On 03/31/2017 10:16 AM, Peter Steele wrote:
As you can see, the sched_setscheduler() call fails with an EPERM error. This same app runs fine on the host.

Ultimately I expect this app to fail when run under my container since I have not given the container any real time bandwidth. I had hoped the option

lxc.cgroup.cpu.rt_runtime_us = 475000

would do the trick but this option is rejected with anything other than "0". So presumably this isn't the correct way to give a container real time bandwidth.

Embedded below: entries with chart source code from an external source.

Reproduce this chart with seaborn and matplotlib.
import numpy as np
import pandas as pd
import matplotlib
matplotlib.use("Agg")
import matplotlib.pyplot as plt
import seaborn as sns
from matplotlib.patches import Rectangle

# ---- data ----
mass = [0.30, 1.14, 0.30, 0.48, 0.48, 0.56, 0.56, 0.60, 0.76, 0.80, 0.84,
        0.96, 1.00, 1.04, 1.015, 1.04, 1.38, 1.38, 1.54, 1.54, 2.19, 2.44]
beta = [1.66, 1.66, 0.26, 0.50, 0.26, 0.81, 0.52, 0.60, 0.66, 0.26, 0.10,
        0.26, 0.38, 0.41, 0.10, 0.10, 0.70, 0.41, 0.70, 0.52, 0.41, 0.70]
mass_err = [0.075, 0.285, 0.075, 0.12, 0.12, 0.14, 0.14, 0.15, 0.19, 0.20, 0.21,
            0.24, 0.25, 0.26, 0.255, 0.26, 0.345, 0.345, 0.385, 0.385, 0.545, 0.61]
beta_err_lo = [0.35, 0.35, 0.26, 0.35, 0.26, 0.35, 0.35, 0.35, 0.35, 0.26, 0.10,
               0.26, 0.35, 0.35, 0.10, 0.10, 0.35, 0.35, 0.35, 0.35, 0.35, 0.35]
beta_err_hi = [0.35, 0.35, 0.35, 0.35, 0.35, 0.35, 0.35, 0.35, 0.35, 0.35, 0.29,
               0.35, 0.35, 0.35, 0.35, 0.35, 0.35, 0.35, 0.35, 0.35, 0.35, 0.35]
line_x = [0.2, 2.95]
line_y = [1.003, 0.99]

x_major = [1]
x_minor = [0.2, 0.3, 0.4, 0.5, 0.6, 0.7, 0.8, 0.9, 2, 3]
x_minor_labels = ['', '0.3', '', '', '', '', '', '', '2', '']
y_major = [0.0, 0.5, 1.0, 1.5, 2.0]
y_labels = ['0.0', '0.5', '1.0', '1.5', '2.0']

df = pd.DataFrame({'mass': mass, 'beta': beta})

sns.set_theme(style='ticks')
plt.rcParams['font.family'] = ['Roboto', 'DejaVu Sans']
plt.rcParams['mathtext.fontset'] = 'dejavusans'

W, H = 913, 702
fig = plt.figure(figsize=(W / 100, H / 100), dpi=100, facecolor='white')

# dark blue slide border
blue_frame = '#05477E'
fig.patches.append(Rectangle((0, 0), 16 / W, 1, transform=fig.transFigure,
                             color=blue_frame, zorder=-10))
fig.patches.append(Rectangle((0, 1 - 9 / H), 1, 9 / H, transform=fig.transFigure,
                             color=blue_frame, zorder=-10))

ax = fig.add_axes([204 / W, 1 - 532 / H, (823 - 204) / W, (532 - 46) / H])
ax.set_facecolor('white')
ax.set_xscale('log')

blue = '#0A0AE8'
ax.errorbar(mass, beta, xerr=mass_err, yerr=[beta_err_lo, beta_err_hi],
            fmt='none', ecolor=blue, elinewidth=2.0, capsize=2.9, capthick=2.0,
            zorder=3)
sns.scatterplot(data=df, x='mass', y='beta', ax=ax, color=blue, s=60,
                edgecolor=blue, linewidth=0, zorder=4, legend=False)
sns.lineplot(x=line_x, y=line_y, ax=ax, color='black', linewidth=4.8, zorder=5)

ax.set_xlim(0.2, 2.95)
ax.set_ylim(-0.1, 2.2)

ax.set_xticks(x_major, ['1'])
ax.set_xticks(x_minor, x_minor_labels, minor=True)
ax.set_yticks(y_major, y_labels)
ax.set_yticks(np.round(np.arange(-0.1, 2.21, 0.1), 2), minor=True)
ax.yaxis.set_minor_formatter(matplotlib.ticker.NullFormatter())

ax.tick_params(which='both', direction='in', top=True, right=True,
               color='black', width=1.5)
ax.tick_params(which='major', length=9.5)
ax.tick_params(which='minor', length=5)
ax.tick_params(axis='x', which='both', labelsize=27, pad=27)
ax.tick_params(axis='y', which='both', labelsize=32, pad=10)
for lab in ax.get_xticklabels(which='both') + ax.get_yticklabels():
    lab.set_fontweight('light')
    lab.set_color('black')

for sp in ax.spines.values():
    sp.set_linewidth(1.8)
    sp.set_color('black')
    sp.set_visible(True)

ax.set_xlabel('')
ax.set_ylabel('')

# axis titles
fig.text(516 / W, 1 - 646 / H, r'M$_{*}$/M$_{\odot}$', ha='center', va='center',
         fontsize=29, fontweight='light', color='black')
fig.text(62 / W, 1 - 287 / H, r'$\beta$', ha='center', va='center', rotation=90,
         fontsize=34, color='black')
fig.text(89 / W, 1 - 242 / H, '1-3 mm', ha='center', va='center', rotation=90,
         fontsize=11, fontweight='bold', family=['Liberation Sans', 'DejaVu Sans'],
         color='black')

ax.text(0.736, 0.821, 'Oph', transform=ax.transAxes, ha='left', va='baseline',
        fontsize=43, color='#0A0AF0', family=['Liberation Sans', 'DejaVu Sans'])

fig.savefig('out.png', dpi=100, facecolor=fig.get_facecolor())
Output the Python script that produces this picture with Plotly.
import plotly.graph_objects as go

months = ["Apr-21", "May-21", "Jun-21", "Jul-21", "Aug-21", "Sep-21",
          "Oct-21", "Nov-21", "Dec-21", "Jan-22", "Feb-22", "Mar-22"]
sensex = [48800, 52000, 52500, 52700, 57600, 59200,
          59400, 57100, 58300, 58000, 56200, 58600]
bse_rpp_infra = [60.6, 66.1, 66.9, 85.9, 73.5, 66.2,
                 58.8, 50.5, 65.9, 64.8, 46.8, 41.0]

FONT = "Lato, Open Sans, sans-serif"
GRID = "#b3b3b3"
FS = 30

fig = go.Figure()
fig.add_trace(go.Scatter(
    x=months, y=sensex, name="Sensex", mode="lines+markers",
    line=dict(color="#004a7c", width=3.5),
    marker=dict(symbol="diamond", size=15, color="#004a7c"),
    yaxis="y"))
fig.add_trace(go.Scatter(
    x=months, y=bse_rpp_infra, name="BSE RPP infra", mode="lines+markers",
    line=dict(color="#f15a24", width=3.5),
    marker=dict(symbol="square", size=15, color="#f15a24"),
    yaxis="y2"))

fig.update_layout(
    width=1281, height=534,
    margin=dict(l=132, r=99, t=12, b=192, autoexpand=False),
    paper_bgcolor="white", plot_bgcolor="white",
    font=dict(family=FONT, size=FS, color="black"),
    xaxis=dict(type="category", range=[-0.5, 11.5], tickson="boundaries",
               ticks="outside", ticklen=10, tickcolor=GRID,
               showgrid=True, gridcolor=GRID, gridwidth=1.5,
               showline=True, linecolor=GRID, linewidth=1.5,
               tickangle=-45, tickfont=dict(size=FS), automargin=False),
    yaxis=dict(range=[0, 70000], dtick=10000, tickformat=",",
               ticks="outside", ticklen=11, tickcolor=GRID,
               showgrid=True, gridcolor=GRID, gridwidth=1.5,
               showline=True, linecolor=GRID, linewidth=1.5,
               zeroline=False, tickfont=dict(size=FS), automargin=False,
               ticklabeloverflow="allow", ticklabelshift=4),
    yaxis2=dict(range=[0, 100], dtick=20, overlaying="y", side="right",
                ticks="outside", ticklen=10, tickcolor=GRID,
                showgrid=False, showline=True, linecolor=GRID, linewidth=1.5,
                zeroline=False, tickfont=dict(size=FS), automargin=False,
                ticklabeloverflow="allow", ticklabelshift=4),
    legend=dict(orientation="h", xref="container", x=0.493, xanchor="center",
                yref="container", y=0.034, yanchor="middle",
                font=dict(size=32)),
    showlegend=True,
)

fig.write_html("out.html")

I have more experience with the libvirt-lxc framework and I have been able to enable real time support for containers under libvirt. The approach used in this case involves explicitly setting cgroup parameters, specifically

/sys/fs/cgroup/cpu/machine.slice/cpu.rt_runtime_us

under the host and

/sys/fs/cgroup/cpu/cpu.rt_runtime_us

under the container. For example, I might do something like this:

echo 500000 >/sys/fs/cgroup/cpu/machine.slice/cpu.rt_runtime_us --> on the host
echo 25000 >/sys/fs/cgroup/cpu/cpu.rt_runtime_us      --> on a container

These do not work for LXC based containers though.


The test code I'm running can be simplified to just this simple sequence:

#include <stdio.h>
#include <sched.h>

int main() {
    struct sched_param param;
    param.sched_priority = 50;
    const int myself  =  0; // 0 is the PID of ourself
    if (0 != sched_setscheduler(myself, SCHED_FIFO, &param)) {
        printf("Failure\n");
        return -1;
    }

    printf("Success\n");
    return 0;
}

On a container with RT support enabled, this should print "Success".

Am I correct in assuming LXC *does* provide a means to enable RT support? If not, we will need to another approach to this problem.